The “Do you love your country” card is probably most notoriously used at times of war. It is patriotic to send young men and women to foreign countries to be slaughtered and maimed, but it is unpatriotic to bring them home to safety. It is used to strip civil liberties away, too, in the name of national security. Stripping away freedoms that our ancestors fought for becomes patriotic; defending our hard-won liberties becomes unpatriotic. It is used to oppress minorities. The rights of gay Britons becomes an insult to British “family values”. Immigrants may have helped build this country, but they are posed as a threat to national identity.
Questioning patriotism is a long-standing technique to crush dissent, not least from the left. Margaret Thatcher smeared the miners and their allies as “the enemy within” who, she claimed, were more of a threat than “the enemy without”. The Daily Mail recently, and infamously, smeared the socialist Ralph Miliband as “the man who hated Britain”. The absurdity of a newspaper that backed Hitler’s genocidal regime smearing a Jewish immigrant who fought the Nazis has been widely ridiculed. But actually the entire episode underlined how the very concept of patriotism is like a Rorschach inkblot test, where we all look at “the nation” and see what we want to see: we love aspects, and dislike, or even loathe, other features of it.
When defending the Mail’s smear that Miliband despised his country, the paper’s deputy editor reeled off a list of “great British institutions” that the left-wing academic had criticised: the likes of the Royal Family, the Church, the military and “our great newspapers” (don’t all choke at once). But of course, it is possible to reel off “great British institutions” that those on the right froth about: like the NHS (once described by the Tory Nigel Lawson as “the closest the English have to a religion”), the BBC, the public sector, and trade unions (once championed by Winston Churchill as “pillars of our British Society”).
Our history inspires pride and regret in different people, too. Some might champion monarchs and governments of centuries gone by, where I would want to honour courageous, often faceless Brits who stood up to power and injustice: like the Chartists, the suffragettes or anti-racist activists who were ridiculed, attacked and persecuted in their time. Some may relish the traditions of Empire, out of jingoism or ignorance or a combination of both, while I would regard it as a shameful and murderous stain on our nation’s past.
I love living in London partly because of its diversity, a feature of modern British life that others despise. Some prefer the tranquility of the open English countryside; others find it dull and claustrophobic, opting for the chaotic excitement of urban life instead. There are those of us who spend Sundays in Church, while others regard all incarnations of religion as a toxic blight on humanity. Some, like myself, hold that free-market capitalism is the engine of a profoundly unjust distribution of wealth and power; others devoutly believe that it is the catalyst for growth, prosperity and progress.

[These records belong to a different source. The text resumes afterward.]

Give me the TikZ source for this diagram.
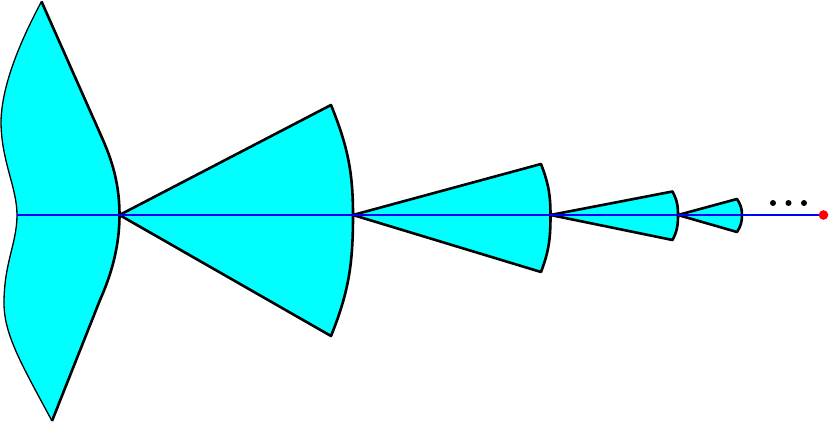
\documentclass[tikz,border=0pt]{standalone}
\usepackage{tikz}
\usetikzlibrary{calc}

\definecolor{aqua}{RGB}{0,255,255}
\definecolor{pureblue}{RGB}{0,0,255}
\definecolor{purered}{RGB}{255,0,0}

\begin{document}
\begin{tikzpicture}[x=1pt,y=1pt,line join=round,semithick]
		\tikzstyle{cone}=[fill=aqua,draw=black,line width=2.6pt]
		\tikzstyle{axis}=[draw=pureblue,line width=2.3pt]
		\tikzstyle{dot}=[fill=black]
		\useasboundingbox (0,0) rectangle (830,423);
		
		\coordinate (v0)  at (17,208);
		\coordinate (v1)  at (119.5,208);
		\coordinate (v2)  at (353,208);
		\coordinate (v3)  at (550.5,208);
		\coordinate (v4)  at (678,208);
		\coordinate (v5)  at (742,208);
		\coordinate (tip) at (823.5,208);
		
		% first cone, wavy back
		\fill[aqua] (41.5,421.5) -- (103,283) .. controls (114,258) and (119.5,235) .. (v1)
		.. controls (119.5,180) and (113,152) .. (100,123) -- (52,2)
		.. controls (22,58) and (4,88) .. (4,120) .. controls (4,160) and (17,180) .. (v0)
		.. controls (17,236) and (1,262) .. (1,302) .. controls (2,340) and (22,385) .. (41.5,421.5);
		\draw[line width=1.3pt] (52,2)
		.. controls (22,58) and (4,88) .. (4,120) .. controls (4,160) and (17,180) .. (v0)
		.. controls (17,236) and (1,262) .. (1,302) .. controls (2,340) and (22,385) .. (41.5,421.5);
		\draw[line width=2.6pt] (41.5,421.5) -- (103,283) .. controls (114,258) and (119.5,235) .. (v1)
		.. controls (119.5,180) and (113,152) .. (100,123) -- (52,2);
		
		% the other cones
		\draw[cone] (v1) -- (331,318) to[out=-68,in=90] (v2) to[out=-90,in=68] (331,87) -- cycle;
		\draw[cone] (v2) -- (541,259) to[out=-69,in=90] (v3) to[out=-90,in=69] (541,151) -- cycle;
		\draw[cone] (v3) -- (672.5,231.5) to[out=-62,in=90] (v4) to[out=-90,in=62] (672.5,183) -- cycle;
		\draw[cone] (v4) -- (737,224) to[out=-57,in=90] (v5) to[out=-90,in=57] (737,191) -- cycle;
		
		\draw[axis] (v0) -- (tip);
		\fill[purered] (tip) circle (4.8);
		
		% dots
		\fill[dot] (773,220) circle (3);
		\fill[dot] (788.5,220) circle (3);
		\fill[dot] (804,220) circle (3);
\end{tikzpicture}
\end{document}
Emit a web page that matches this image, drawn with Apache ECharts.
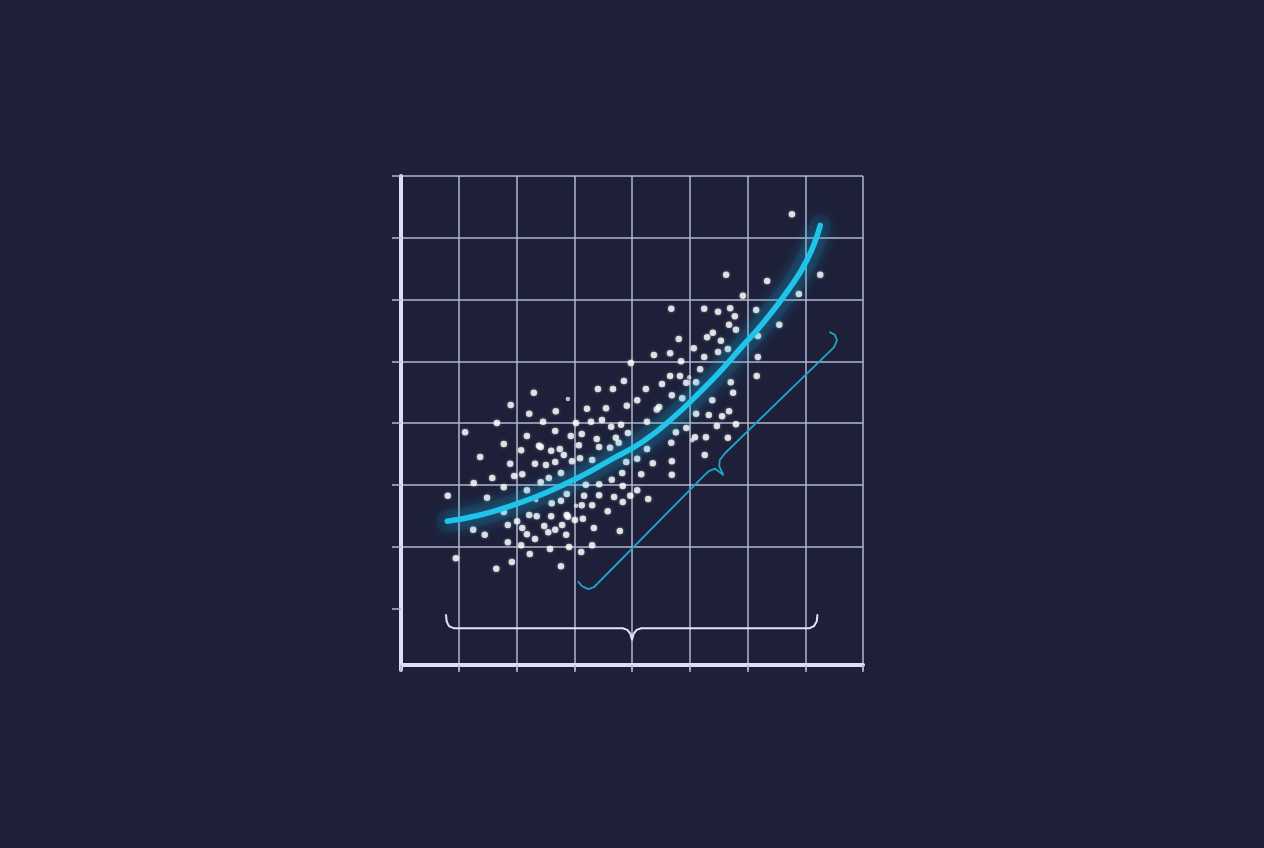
<!DOCTYPE html>
<html>
<head>
<meta charset="utf-8">
<script src="https://cdn.jsdelivr.net/npm/echarts/dist/echarts.min.js"></script>
<style>
html,body{margin:0;padding:0;background:#1e2039;}
#chart{width:1264px;height:848px;}
</style>
</head>
<body>
<div id="chart"></div>
<script>
// ---- data (axis units: x 0..8, y 0..8) ----
const dotX = [3.98,3.86,3.41,3.67,2.30,1.90,3.22,3.55,3.91,4.09,2.22,2.68,1.66,2.46,3.03,3.29,3.48,3.64,3.81,1.11,
2.18,2.67,2.94,3.13,3.39,3.72,3.93,3.77,1.78,2.39,2.42,2.60,2.75,2.82,3.08,3.43,3.62,2.08,1.37,1.89,
2.32,2.51,2.67,2.96,3.10,3.31,3.90,4.09,1.58,1.96,2.10,2.56,2.77,1.26,1.78,2.42,3.20,3.43,3.65,3.83,
3.84,4.09,4.16,0.81,1.49,2.18,2.87,3.17,3.43,3.69,3.97,3.84,2.61,2.77,3.13,3.31,3.58,1.78,2.22,2.35,
2.60,2.87,2.89,3.01,3.15,2.01,1.85,2.10,2.48,2.67,2.79,2.55,3.34,3.79,1.25,1.45,2.18,2.32,2.86,1.85,
2.08,2.58,2.91,3.31,0.95,1.65,1.92,2.23,3.12,2.77,4.66,4.52,4.24,4.69,4.43,4.47,4.26,4.26,4.68,4.36,
4.69,4.69,4.28,6.77,5.63,6.34,7.26,6.89,5.92,4.68,5.25,5.49,5.70,6.15,5.78,5.68,5.80,6.55,5.40,5.30,
5.54,4.81,6.18,5.07,5.66,5.49,4.38,4.66,5.25,6.18,4.85,5.18,4.83,4.94,5.11,5.71,6.16,4.87,5.39,5.75,
5.11,5.33,5.56,5.68,5.47,5.80,4.76,4.94,5.09,5.28,5.66,5.26];
const dotY = [4.97,4.68,4.55,4.55,4.49,4.29,4.23,4.24,4.28,4.37,4.15,4.19,4.00,4.02,4.00,4.02,4.05,3.94,3.97,3.85,
3.79,3.87,3.79,3.82,3.74,3.76,3.84,3.68,3.66,3.63,3.61,3.55,3.58,3.48,3.64,3.61,3.60,3.56,3.45,3.34,
3.34,3.32,3.37,3.38,3.43,3.40,3.37,3.42,3.11,3.14,3.17,3.11,3.19,3.03,2.96,3.04,3.00,3.01,3.08,3.19,
2.98,2.91,3.17,2.82,2.79,2.91,2.85,2.82,2.83,2.80,2.82,2.72,2.70,2.74,2.67,2.67,2.57,2.56,2.51,2.49,
2.49,2.51,2.48,2.43,2.45,2.41,2.35,2.30,2.33,2.27,2.35,2.23,2.30,2.25,2.27,2.19,2.20,2.12,2.19,2.07,
2.02,1.96,1.99,2.02,1.81,1.64,1.75,1.88,1.91,1.68,4.76,4.63,4.55,4.45,4.22,4.26,4.02,3.58,3.68,3.35,
3.38,3.16,2.77,7.38,6.40,6.30,6.40,6.09,6.06,5.85,5.85,5.80,5.86,5.83,5.73,5.59,5.51,5.59,5.46,5.39,
5.33,5.36,5.41,5.21,5.20,5.15,5.10,5.13,5.07,5.07,5.00,4.87,4.76,4.65,4.66,4.66,4.76,4.40,4.37,4.49,
4.15,4.13,4.11,4.19,3.95,3.98,3.85,3.92,3.77,3.77,3.76,3.48];
const smallDotX = [2.89,2.34,3.03,4.99,5.04];
const smallDotY = [4.39,2.75,2.66,4.74,3.72];

const curveX = [0.80,1.37,1.94,2.53,3.10,3.62,4.19,4.74,5.23,5.58,5.87,6.27,6.68,7.03,7.26];
const curveY = [2.41,2.51,2.67,2.88,3.13,3.40,3.70,4.11,4.55,4.89,5.20,5.62,6.12,6.64,7.20];

const braceCyanX = [7.43,7.51,7.55,7.50,5.61,5.52,5.51,5.58,5.44,5.33,5.23,3.34,3.24,3.13,3.07];
const braceCyanY = [5.47,5.43,5.34,5.23,3.51,3.40,3.30,3.16,3.26,3.22,3.13,1.34,1.31,1.36,1.43];

const braceWhiteX = [0.78,0.79,0.83,0.92,3.84,3.92,3.97,4.00,4.03,4.08,4.16,7.07,7.15,7.20,7.21];
const braceWhiteY = [0.89,0.79,0.71,0.675,0.675,0.65,0.59,0.49,0.59,0.65,0.675,0.675,0.71,0.79,0.89];

const yTickValues = [1,2,3,4,5,6,7,8];

const zip = (a, b) => a.map((v, i) => [v, b[i]]);

const gridColor = '#b2b6ce';
const axisColor = '#dcdff2';

const chart = echarts.init(document.getElementById('chart'));
chart.setOption({
  backgroundColor: '#1e2039',
  animation: false,
  grid: { left: 401, right: 401, top: 176, bottom: 178 },
  xAxis: {
    type: 'value', min: 0, max: 8, interval: 1, offset: -5,
    axisLine: { show: true, lineStyle: { color: axisColor, width: 4 } },
    axisTick: { show: true, length: 7, lineStyle: { color: gridColor, width: 1.5 } },
    axisLabel: { show: false },
    splitLine: { show: true, lineStyle: { color: gridColor, width: 1.5 } }
  },
  yAxis: {
    type: 'value', min: 0, max: 8, interval: 1,
    axisLine: { show: true, lineStyle: { color: axisColor, width: 4 } },
    axisTick: { show: true, length: 9, customValues: yTickValues, lineStyle: { color: gridColor, width: 1.5 } },
    axisLabel: { show: false },
    splitLine: { show: true, showMinLine: false, lineStyle: { color: gridColor, width: 1.5 } }
  },
  series: [
    {
      type: 'scatter', data: zip(dotX, dotY), symbolSize: 6.5, z: 3,
      itemStyle: { color: '#ffffff', shadowBlur: 3, shadowColor: 'rgba(255,255,255,0.5)' }
    },
    {
      type: 'scatter', data: zip(smallDotX, smallDotY), symbolSize: 4.5, z: 3,
      itemStyle: { color: '#e6e8f2' }
    },
    {
      type: 'line', data: zip(braceCyanX, braceCyanY), showSymbol: false, z: 2,
      lineStyle: { color: '#1ea6c6', width: 1.8, join: 'round', cap: 'round' }
    },
    {
      type: 'line', data: zip(braceWhiteX, braceWhiteY), showSymbol: false, z: 2,
      lineStyle: { color: '#e2e5f2', width: 2, join: 'round', cap: 'round' }
    },
    {
      type: 'line', data: zip(curveX, curveY), showSymbol: false, smooth: true, z: 4,
      lineStyle: { color: 'rgba(30,190,235,0.07)', width: 22, cap: 'round',
        shadowBlur: 20, shadowColor: 'rgba(30,190,235,0.35)' }
    },
    {
      type: 'line', data: zip(curveX, curveY), showSymbol: false, smooth: true, z: 5,
      lineStyle: { color: '#1fc4ea', width: 5.5, cap: 'round',
        shadowBlur: 18, shadowColor: 'rgba(25,200,245,0.85)' }
    }
  ]
});
</script>
</body>
</html>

Not a single living Brit can honestly claim to love everything about something as complex and contradictory as Britain. But whatever Britain is, it certainly is not synonymous with those who rule it. And those who attempt to hold power to account as somehow un-British need to be faced down. We owe it our British ancestors who, in the teeth of opposition of other privileged and often tyrannical Brits, built this democracy, at such cost and with such sacrifice.